_Exercise_
Omit all images. Write out the rest of the material exactly.

━━ Information shown

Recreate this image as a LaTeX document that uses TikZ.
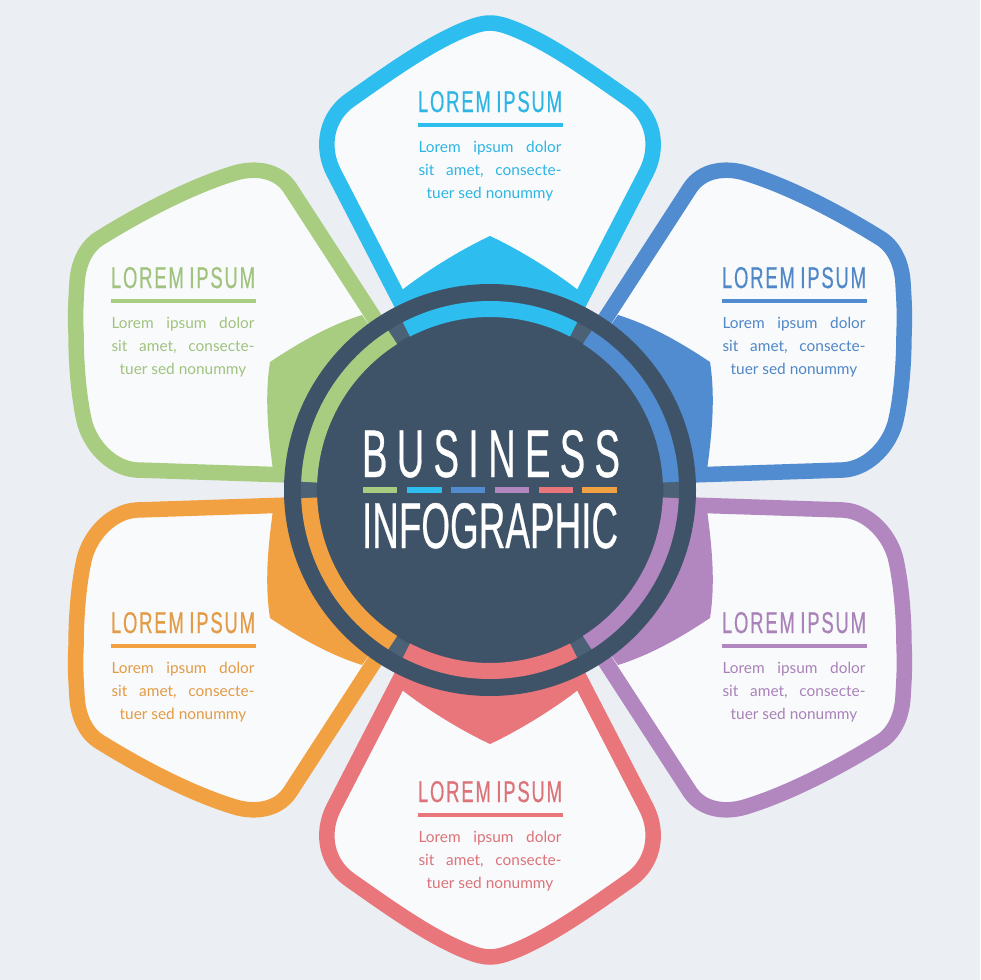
\documentclass[tikz,border=0pt]{standalone}
\usepackage{fontspec}
\usepackage{graphicx}
\setmainfont{Lato}
\newfontfamily\titlef{Liberation Sans}[FakeBold=0.6]
\newfontfamily\titlesp{Liberation Sans}[LetterSpace=10,FakeBold=0.5]
\newfontfamily\titlewide{Liberation Sans}[LetterSpace=24,FakeBold=0.6]
\newfontfamily\bodyf{Lato}
\definecolor{bg}{HTML}{EBEEF3}
\definecolor{paper}{HTML}{F9FAFC}
\definecolor{dark}{HTML}{3E5368}
\definecolor{gapc}{HTML}{4B6175}
\definecolor{cyanp}{HTML}{2DBDEE}
\definecolor{bluep}{HTML}{508CCF}
\definecolor{purplep}{HTML}{B286BF}
\definecolor{redp}{HTML}{E9767B}
\definecolor{orangep}{HTML}{F1A142}
\definecolor{greenp}{HTML}{A8CD80}
\tikzset{
  petal/.style={line width=15.5pt,line join=round,fill=paper},
  hubring/.style={line width=16pt},
  barline/.style={inner sep=0pt,minimum height=6pt,minimum width=34.5pt},
  heading/.style={inner sep=0pt,anchor=base},
  bodyline/.style={inner sep=0pt,anchor=base,font=\bodyf\fontsize{15.4}{17}\selectfont},
  bigtext/.style={inner sep=0pt,anchor=base,text=white}
}
% top petal, relative to the hub centre
\newcommand{\toppetal}[1]{%
  \draw[petal,draw=#1] (-77,-164) -- (-156,-317)
    .. controls (-170,-344) and (-163,-374) .. (-140,-390)
    .. controls (-103,-416) and (-60,-447) .. (-23,-461.5)
    .. controls (-15,-464.5) and (-8,-467) .. (0,-467)
    .. controls (8,-467) and (15,-464.5) .. (23,-461.5)
    .. controls (60,-447) and (103,-416) .. (140,-390)
    .. controls (163,-374) and (170,-344) .. (156,-317)
    -- (77,-164) -- cycle;
  \fill[#1] (0,-254) .. controls (-30,-240) and (-65,-218) .. (-88,-200)
    -- (-88,-170) -- (88,-170) -- (88,-200)
    .. controls (65,-218) and (30,-240) .. (0,-254) -- cycle;
}
% left-hand petal, relative to the hub centre
\newcommand{\sidepetal}[1]{%
  \draw[petal,draw=#1] (-170,-14) -- (-353,-20)
    .. controls (-375,-21) and (-397,-40) .. (-405,-66)
    .. controls (-411,-90) and (-414,-125) .. (-414,-157)
    .. controls (-415,-175) and (-414,-190) .. (-413,-207)
    .. controls (-412,-225) and (-405,-243) .. (-390,-252)
    .. controls (-345,-280) and (-295,-305) .. (-255,-317)
    .. controls (-235,-323) and (-212,-320) .. (-200,-302)
    -- (-95,-140) -- cycle;
  \fill[#1] (-220,-128) .. controls (-190,-148) and (-160,-165) .. (-128,-175)
    -- (-110,-150) -- (-150,-100) -- (-190,-14) -- (-217,-20)
    .. controls (-221,-50) and (-226,-90) .. (-220,-128) -- cycle;
}
% text block: name, centre x, title baseline, colour
\newcommand{\infoblock}[4]{%
  \node[heading,text=#4!92!dark] (#1title) at (#2,#3)
    {\resizebox{144pt}{21pt}{\titlesp LOREM\kern0.3em{}IPSUM}};
  \coordinate (#1a) at (#2-72.5,#3+13);
  \coordinate (#1b) at (#2+72.5,#3+13);
  \draw[#4,line width=3.5pt] (#1a) -- (#1b);
  \node[bodyline,text=#4!92!dark] (#1one) at (#2,#3+40.5)
    {\makebox[143pt][s]{Lorem\hfill ipsum\hfill dolor}};
  \node[bodyline,text=#4!92!dark] (#1two) at (#2,#3+63.5)
    {\makebox[143pt][s]{sit\hfill amet,\hfill consecte-}};
  \node[bodyline,text=#4!92!dark] (#1three) at (#2,#3+86.5) {tuer sed nonummy};
}
\begin{document}
\begin{tikzpicture}[x=1pt,y=-1pt]
\useasboundingbox (0,0) rectangle (980,980);
\fill[bg] (0,0) rectangle (980,980);
\begin{scope}[shift={(490,490)}]
  \toppetal{cyanp}
  \begin{scope}[yscale=-1]\toppetal{redp}\end{scope}
  \sidepetal{greenp}
  \begin{scope}[xscale=-1]\sidepetal{bluep}\end{scope}
  \begin{scope}[yscale=-1]\sidepetal{orangep}\end{scope}
  \begin{scope}[xscale=-1,yscale=-1]\sidepetal{purplep}\end{scope}
\end{scope}
\node[circle,fill=dark,minimum size=412pt,inner sep=0pt] (hub) at (490,490) {};
\begin{scope}[shift={(490,490)}]
  \draw[hubring,gapc] (0,0) circle[radius=181];
  \fill[dark] (0,0) circle[radius=173.5];
  \draw[hubring,cyanp]   (242.5:181) arc[start angle=242.5,end angle=297.5,radius=181];
  \draw[hubring,bluep]   (302.5:181) arc[start angle=302.5,end angle=357.5,radius=181];
  \draw[hubring,purplep] (2.5:181)   arc[start angle=2.5,end angle=57.5,radius=181];
  \draw[hubring,redp]    (62.5:181)  arc[start angle=62.5,end angle=117.5,radius=181];
  \draw[hubring,orangep] (122.5:181) arc[start angle=122.5,end angle=177.5,radius=181];
  \draw[hubring,greenp]  (182.5:181) arc[start angle=182.5,end angle=237.5,radius=181];
\end{scope}
\infoblock{top}{490}{112}{cyanp}
\infoblock{upleft}{183}{288}{greenp}
\infoblock{upright}{794}{288}{bluep}
\infoblock{lowleft}{183}{633}{orangep}
\infoblock{lowright}{794}{633}{purplep}
\infoblock{bottom}{490}{802}{redp}
\node[bigtext] (business) at (491,477) {\resizebox{258pt}{47pt}{\titlewide BUSINESS}};
\node[bigtext] (infographic) at (490,548) {\resizebox{256pt}{45pt}{\titlef INFOGRAPHIC}};
\node[barline,fill=greenp]  (bar1) at (380,490) {};
\node[barline,fill=cyanp]   (bar2) at (424.5,490) {};
\node[barline,fill=bluep]   (bar3) at (468,490) {};
\node[barline,fill=purplep] (bar4) at (512,490) {};
\node[barline,fill=redp]    (bar5) at (556,490) {};
\node[barline,fill=orangep] (bar6) at (599.5,490) {};
\end{tikzpicture}
\end{document}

━━━━

_Expected answer_
Recreate this image as a LaTeX document that uses TikZ.
\documentclass[tikz,border=0pt]{standalone}
\usepackage{fontspec}
\usepackage{graphicx}
\setmainfont{Lato}
\newfontfamily\titlef{Liberation Sans}[FakeBold=0.6]
\newfontfamily\titlesp{Liberation Sans}[LetterSpace=10,FakeBold=0.5]
\newfontfamily\titlewide{Liberation Sans}[LetterSpace=24,FakeBold=0.6]
\newfontfamily\bodyf{Lato}
\definecolor{bg}{HTML}{EBEEF3}
\definecolor{paper}{HTML}{F9FAFC}
\definecolor{dark}{HTML}{3E5368}
\definecolor{gapc}{HTML}{4B6175}
\definecolor{cyanp}{HTML}{2DBDEE}
\definecolor{bluep}{HTML}{508CCF}
\definecolor{purplep}{HTML}{B286BF}
\definecolor{redp}{HTML}{E9767B}
\definecolor{orangep}{HTML}{F1A142}
\definecolor{greenp}{HTML}{A8CD80}
\tikzset{
  petal/.style={line width=15.5pt,line join=round,fill=paper},
  hubring/.style={line width=16pt},
  barline/.style={inner sep=0pt,minimum height=6pt,minimum width=34.5pt},
  heading/.style={inner sep=0pt,anchor=base},
  bodyline/.style={inner sep=0pt,anchor=base,font=\bodyf\fontsize{15.4}{17}\selectfont},
  bigtext/.style={inner sep=0pt,anchor=base,text=white}
}
% top petal, relative to the hub centre
\newcommand{\toppetal}[1]{%
  \draw[petal,draw=#1] (-77,-164) -- (-156,-317)
    .. controls (-170,-344) and (-163,-374) .. (-140,-390)
    .. controls (-103,-416) and (-60,-447) .. (-23,-461.5)
    .. controls (-15,-464.5) and (-8,-467) .. (0,-467)
    .. controls (8,-467) and (15,-464.5) .. (23,-461.5)
    .. controls (60,-447) and (103,-416) .. (140,-390)
    .. controls (163,-374) and (170,-344) .. (156,-317)
    -- (77,-164) -- cycle;
  \fill[#1] (0,-254) .. controls (-30,-240) and (-65,-218) .. (-88,-200)
    -- (-88,-170) -- (88,-170) -- (88,-200)
    .. controls (65,-218) and (30,-240) .. (0,-254) -- cycle;
}
% left-hand petal, relative to the hub centre
\newcommand{\sidepetal}[1]{%
  \draw[petal,draw=#1] (-170,-14) -- (-353,-20)
    .. controls (-375,-21) and (-397,-40) .. (-405,-66)
    .. controls (-411,-90) and (-414,-125) .. (-414,-157)
    .. controls (-415,-175) and (-414,-190) .. (-413,-207)
    .. controls (-412,-225) and (-405,-243) .. (-390,-252)
    .. controls (-345,-280) and (-295,-305) .. (-255,-317)
    .. controls (-235,-323) and (-212,-320) .. (-200,-302)
    -- (-95,-140) -- cycle;
  \fill[#1] (-220,-128) .. controls (-190,-148) and (-160,-165) .. (-128,-175)
    -- (-110,-150) -- (-150,-100) -- (-190,-14) -- (-217,-20)
    .. controls (-221,-50) and (-226,-90) .. (-220,-128) -- cycle;
}
% text block: name, centre x, title baseline, colour
\newcommand{\infoblock}[4]{%
  \node[heading,text=#4!92!dark] (#1title) at (#2,#3)
    {\resizebox{144pt}{21pt}{\titlesp LOREM\kern0.3em{}IPSUM}};
  \coordinate (#1a) at (#2-72.5,#3+13);
  \coordinate (#1b) at (#2+72.5,#3+13);
  \draw[#4,line width=3.5pt] (#1a) -- (#1b);
  \node[bodyline,text=#4!92!dark] (#1one) at (#2,#3+40.5)
    {\makebox[143pt][s]{Lorem\hfill ipsum\hfill dolor}};
  \node[bodyline,text=#4!92!dark] (#1two) at (#2,#3+63.5)
    {\makebox[143pt][s]{sit\hfill amet,\hfill consecte-}};
  \node[bodyline,text=#4!92!dark] (#1three) at (#2,#3+86.5) {tuer sed nonummy};
}
\begin{document}
\begin{tikzpicture}[x=1pt,y=-1pt]
\useasboundingbox (0,0) rectangle (980,980);
\fill[bg] (0,0) rectangle (980,980);
\begin{scope}[shift={(490,490)}]
  \toppetal{cyanp}
  \begin{scope}[yscale=-1]\toppetal{redp}\end{scope}
  \sidepetal{greenp}
  \begin{scope}[xscale=-1]\sidepetal{bluep}\end{scope}
  \begin{scope}[yscale=-1]\sidepetal{orangep}\end{scope}
  \begin{scope}[xscale=-1,yscale=-1]\sidepetal{purplep}\end{scope}
\end{scope}
\node[circle,fill=dark,minimum size=412pt,inner sep=0pt] (hub) at (490,490) {};
\begin{scope}[shift={(490,490)}]
  \draw[hubring,gapc] (0,0) circle[radius=181];
  \fill[dark] (0,0) circle[radius=173.5];
  \draw[hubring,cyanp]   (242.5:181) arc[start angle=242.5,end angle=297.5,radius=181];
  \draw[hubring,bluep]   (302.5:181) arc[start angle=302.5,end angle=357.5,radius=181];
  \draw[hubring,purplep] (2.5:181)   arc[start angle=2.5,end angle=57.5,radius=181];
  \draw[hubring,redp]    (62.5:181)  arc[start angle=62.5,end angle=117.5,radius=181];
  \draw[hubring,orangep] (122.5:181) arc[start angle=122.5,end angle=177.5,radius=181];
  \draw[hubring,greenp]  (182.5:181) arc[start angle=182.5,end angle=237.5,radius=181];
\end{scope}
\infoblock{top}{490}{112}{cyanp}
\infoblock{upleft}{183}{288}{greenp}
\infoblock{upright}{794}{288}{bluep}
\infoblock{lowleft}{183}{633}{orangep}
\infoblock{lowright}{794}{633}{purplep}
\infoblock{bottom}{490}{802}{redp}
\node[bigtext] (business) at (491,477) {\resizebox{258pt}{47pt}{\titlewide BUSINESS}};
\node[bigtext] (infographic) at (490,548) {\resizebox{256pt}{45pt}{\titlef INFOGRAPHIC}};
\node[barline,fill=greenp]  (bar1) at (380,490) {};
\node[barline,fill=cyanp]   (bar2) at (424.5,490) {};
\node[barline,fill=bluep]   (bar3) at (468,490) {};
\node[barline,fill=purplep] (bar4) at (512,490) {};
\node[barline,fill=redp]    (bar5) at (556,490) {};
\node[barline,fill=orangep] (bar6) at (599.5,490) {};
\end{tikzpicture}
\end{document}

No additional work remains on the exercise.